Review: Sweet Charity

WELL this show will get audiences talking. Sweet Charity is Ilkley Playhouse’s annual musical produced by the established creative team of David Kirk, Ted Oxley Kirk and Cathy Sweet, and what a show it is.

From the word go this production has the power to entrance or repel as scantily clad ladies of all shapes and sizes line up to be ogled at by male punters and the front rows of the audience alike. Sweet Charity is set in a seedy dance bar and the eponymous character is one of the hostesses.
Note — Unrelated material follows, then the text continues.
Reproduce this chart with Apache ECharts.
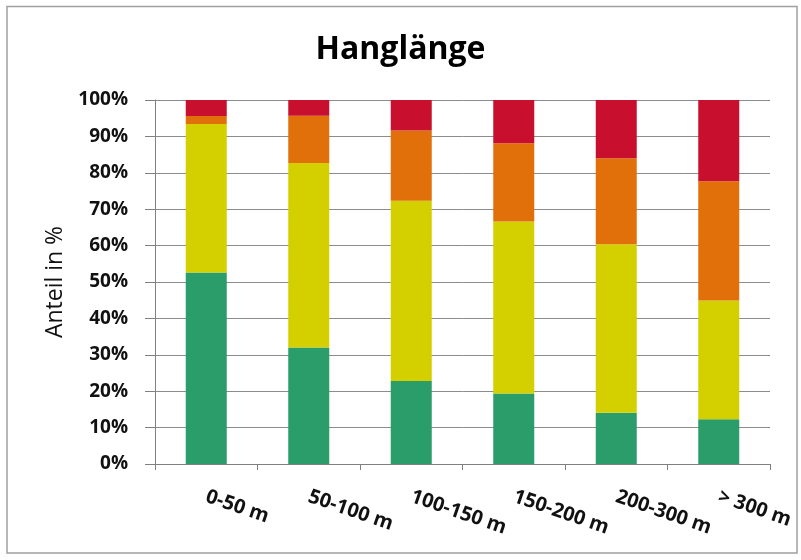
<!DOCTYPE html>
<html><head><meta charset="utf-8">
<script src="https://cdn.jsdelivr.net/npm/echarts@6/dist/echarts.min.js"></script>
<style>html,body{margin:0;padding:0;background:#fff}#c{width:801px;height:560px}</style>
</head><body><div id="c"></div>
<script>
const categories = ['0-50 m', '50-100 m', '100-150 m', '150-200 m', '200-300 m', '> 300 m'];
const greenVals  = [52.6, 32.0, 22.8, 19.4, 14.1, 12.3];
const yellowVals = [40.8, 50.7, 49.5, 47.2, 46.3, 32.6];
const orangeVals = [2.2, 13.0, 19.3, 21.5, 23.6, 32.8];
const redVals    = [4.4, 4.3, 8.4, 11.9, 16.0, 22.3];
const yTicks = [0, 10, 20, 30, 40, 50, 60, 70, 80, 90, 100];

const font = 'Open Sans, Liberation Sans, sans-serif';
function s(name, data, color) {
  return { name, type: 'bar', stack: 'a', data, barCategoryGap: '60%', itemStyle: { color }, emphasis: { disabled: true } };
}
const chart = echarts.init(document.getElementById('c'), null, { renderer: 'canvas' });
chart.setOption({
  animation: false,
  backgroundColor: '#fff',
  title: { text: 'Hanglänge', left: 'center', top: 29, textStyle: { fontFamily: font, fontSize: 32, fontWeight: 'bold', color: '#000' } },
  graphic: [{ type: 'rect', shape: { x: 7, y: 6.5, width: 790, height: 546.5 }, style: { fill: 'none', stroke: '#a0a0a0', lineWidth: 1.5 }, silent: true }],
  grid: { left: 155, right: 31, top: 100, bottom: 96 },
  xAxis: {
    type: 'category', data: categories,
    axisLine: { lineStyle: { color: '#808080' } },
    axisTick: { show: true, length: 6, lineStyle: { color: '#808080' } },
    axisLabel: { rotate: -19, margin: 32, fontFamily: font, fontWeight: 'bold', fontSize: 20, color: '#111' }
  },
  yAxis: {
    type: 'value', min: 0, max: 100, interval: 10,
    name: 'Anteil in %', nameLocation: 'middle', nameGap: 88, nameRotate: 90,
    nameTextStyle: { fontFamily: font, fontSize: 23, fontWeight: 'normal', color: '#111' },
    axisLine: { show: true, lineStyle: { color: '#808080' } },
    axisTick: { show: true, length: 10, lineStyle: { color: '#808080' } },
    splitLine: { lineStyle: { color: '#8c8c8c' } },
    axisLabel: { margin: 27, fontFamily: font, fontWeight: 'bold', fontSize: 19, color: '#111',
      formatter: v => yTicks.includes(v) ? v + '%' : '' }
  },
  series: [
    s('1', greenVals, '#2A9D6A'),
    s('2', yellowVals, '#D4D000'),
    s('3', orangeVals, '#E2700A'),
    s('4', redVals, '#C8102E')
  ]
});
</script></body></html>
Charity, played by Joanna Clark, is seeking to escape from her rather sordid existence and, Cinderella-like, find a new life, with a new man. Her early attempts with Charlie and Vittorio Vidal, both played energetically and with great comedy by Mark Simister, are thwarted. Eventually meeting the lovely Oscar Lindquist (also Mark Simister), following the ‘fickle finger of fate, she hopes that her luck has changed.

The set has revolving elements which make it a versatile space, creating street scenes, apartments, fairgrounds, a ‘church’ and frequently the ballroom which is painted raunchy red and lurid purple. It is here that we encounter the women of the last chance saloon – quite deliberately these are not nubile young women but experienced ladies of the night, seen it and done it all before. It is obvious why Charity, in her own words ‘a virgin in the most poetical sense of the word’, wants out and Joanna Clark conveys both longing and a certain naivety compellingly.

There is excellent mannered and angular choreography in many of the musical numbers, strikingly in ‘Something Better Than This’ when the cast throw out shapes which are almost robotic. However, there are few big chorus numbers in this musical and in, arguably, the most lyrical song, The Rhythm of Life, it seemed that the choreography had taken precedence over the singing.

There are some great cameo roles in this show – Bruce Sturrock as nightclub owner Herman, is entirely seedy and grubby. Katrina Wood and Susan Wilcock make a fantastic couple of hopeless harlots in their duet ‘Baby Dream Your Dream’. The overall appearance of this show is powerful and striking – at times it’s like Cabaret meets Woodstock; at others it’s more Traviata.

Don’t expect to leave this show with a feel-good ending, with its Sixties setting it’s more complicated than that. It runs until 16th June.